Kallistos Ware (1934 - 2022)

Ash Wednesday, 2025

I think the Ash Wednesday service is one of the year’s most moving for me – there’s nothing like a quiet room full of people of all ages with ashes on our heads. The realization that soon, none of us will be here. For me, it makes the present moment electric, charged somehow with a sense of tenderness and reverence, and an unspoken awareness that our brief lives are precious, and it is a privilege to care for each other while we can. For me, there’s nothing quite like Ash Wednesday.

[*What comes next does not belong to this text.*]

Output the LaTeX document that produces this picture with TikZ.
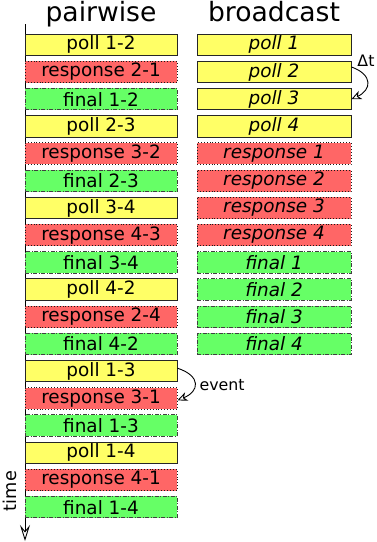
\documentclass[tikz,border=0pt]{standalone}
\usepackage{fontspec}
\setmainfont{DejaVu Sans}
\usetikzlibrary{arrows.meta}
\definecolor{pollc}{RGB}{255,255,102}
\definecolor{respc}{RGB}{255,102,102}
\definecolor{finc}{RGB}{102,255,102}
\tikzset{
  box/.style={minimum height=21.5pt, inner sep=0pt, font=\fontsize{18.4}{19}\selectfont},
  lbox/.style={box, minimum width=152pt},
  rbox/.style={box, minimum width=154pt, font=\fontsize{18.4}{19}\selectfont\itshape},
  pollbox/.style={fill=pollc, draw=black!85, line width=0.9pt},
  respbox/.style={fill=respc, draw=black!90, line width=0.9pt, dotted},
  finbox/.style={fill=finc, draw=black!75, line width=0.9pt, dash pattern=on 4pt off 1.5pt on 1pt off 1.5pt},
  title/.style={font=\fontsize{26.6}{28}\selectfont, anchor=base},
  note/.style={font=\fontsize{15.8}{17}\selectfont},
  curvearr/.style={line width=0.9pt, -{Stealth[open, length=10pt, width=9pt, inset=3pt]}},
}
\begin{document}
\begin{tikzpicture}[x=1pt, y=-1pt]
\useasboundingbox (0,0) rectangle (376,542);
% titles
\node[title] (tp) at (101,21) {pairwise};
\node[title] (tb) at (274,21) {broadcast};
% time axis
\coordinate (ax0) at (25,24);
\coordinate (ax1) at (25,541);
\draw[line width=0.9pt, -{Stealth[open, length=16pt, width=10pt, inset=6pt]}] (ax0) -- (ax1);
\node[rotate=90, font=\fontsize{17.7}{18}\selectfont] (time) at (10,491) {time};
% pairwise column
\foreach \i/\s/\t in {0/pollbox/poll 1-2, 1/respbox/response 2-1, 2/finbox/final 1-2,
  3/pollbox/poll 2-3, 4/respbox/response 3-2, 5/finbox/final 2-3,
  6/pollbox/poll 3-4, 7/respbox/response 4-3, 8/finbox/final 3-4,
  9/pollbox/poll 4-2, 10/respbox/response 2-4, 11/finbox/final 4-2,
  12/pollbox/poll 1-3, 13/respbox/response 3-1, 14/finbox/final 1-3,
  15/pollbox/poll 1-4, 16/respbox/response 4-1, 17/finbox/final 1-4}
  \node[lbox, \s] (a\i) at (101, 44.75+27.2*\i) {\t};
% broadcast column
\foreach \i/\s/\t in {0/pollbox/poll 1, 1/pollbox/poll 2, 2/pollbox/poll 3, 3/pollbox/poll 4,
  4/respbox/response 1, 5/respbox/response 2, 6/respbox/response 3, 7/respbox/response 4,
  8/finbox/final 1, 9/finbox/final 2, 10/finbox/final 3, 11/finbox/final 4}
  \node[rbox, \s] (b\i) at (274, 44.75+27.2*\i) {\t};
% delta t
\draw[curvearr] ([yshift=5pt]b1.east) .. controls +(22,8) and +(20,-9) .. (b2.east);
\node[note] (dt) at (366,61) {Δt};
% event
\draw[curvearr] ([yshift=3pt]a12.east) .. controls +(24,8) and +(22,-9) .. ([yshift=-2pt]a13.east);
\node[note, anchor=west] (ev) at (196,385) {event};
\end{tikzpicture}
\end{document}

There’s a sense of presence in it for me, the Presence of God, Holiness, the Divine.

For forty years now on Ash Wednesday, I have put ashes on the foreheads of elderly people, middle-aged people, young adults, youth, and even infants in their mothers’ arms, saying to each one, “Remember that you are dust, and to dust you shall return.”

When I put the ashes on babies, I sometimes wonder what are their mothers and fathers seeing and feeling? When I mark the foreheads of the elderly, what are their spouses, children, and grandchildren experiencing? What I know is that with each thumb-imprinted cross on the forehead, “Remember that you are dust, and to dust you shall return,” something is awakened in me, and I’m sure in them.

I wonder if with each smudge of ashes I might as well use that familiar blessing I’ve often used, “Life is short, and we do not have much time to gladden the hearts of those who are traveling the journey with us. So, be swift to love, and make haste to be kind.”

I have also blessed, baptized, and anointed babies in the Neonatal Intensive Care, just before they died. I’ve done the same for elderly people in the hospital, as well as young adults and middle-aged folks, after an illness or accident, just before life supports were removed. And all the while, the parents of the babies and loved ones of the elderly and the young, all stood around the one being anointed, holding each other, with a love so intense that it could only be expressed in tears and a final embrace. It produces an ache, a longing, and a resolve to use every last second and every fiber of one’s being to express what is bursting from one’s heart.

The poet Wallace Stevens once said, “Death is the mother of beauty.” But I wonder if death is really just the revealer of beauty. The revealer of a beauty and love that have been with us all along, just hidden beneath our daily worries, distractions, and busyness, so that we don’t have time to notice the most powerful thing within us. But then we see the ashes, we hear the word, “remember….” Then the most important truth, the Presence, our soul, it all wells up and causes us to hold each other, and if we speak, it’s only to say only what is necessary: “I love you,” “Thank you,” “You mean everything to me.” Things we could choose to say to each other at any time.

Maybe Ash Wednesday and the season of Lent are intended to be the revealers of this hidden but ever-present beauty and love that is always within each of us, just hidden or covered up much of the time. Maybe the smudge of ashes reveals the Way, the Truth, and the Life, the Presence that can suddenly produce that ache, that longing, that resolve to devote ourselves to the one thing that matters most, to express our gratitude for this world, our love for the people who are traveling the journey with us, and our awe and wonder for this one precious life we have together.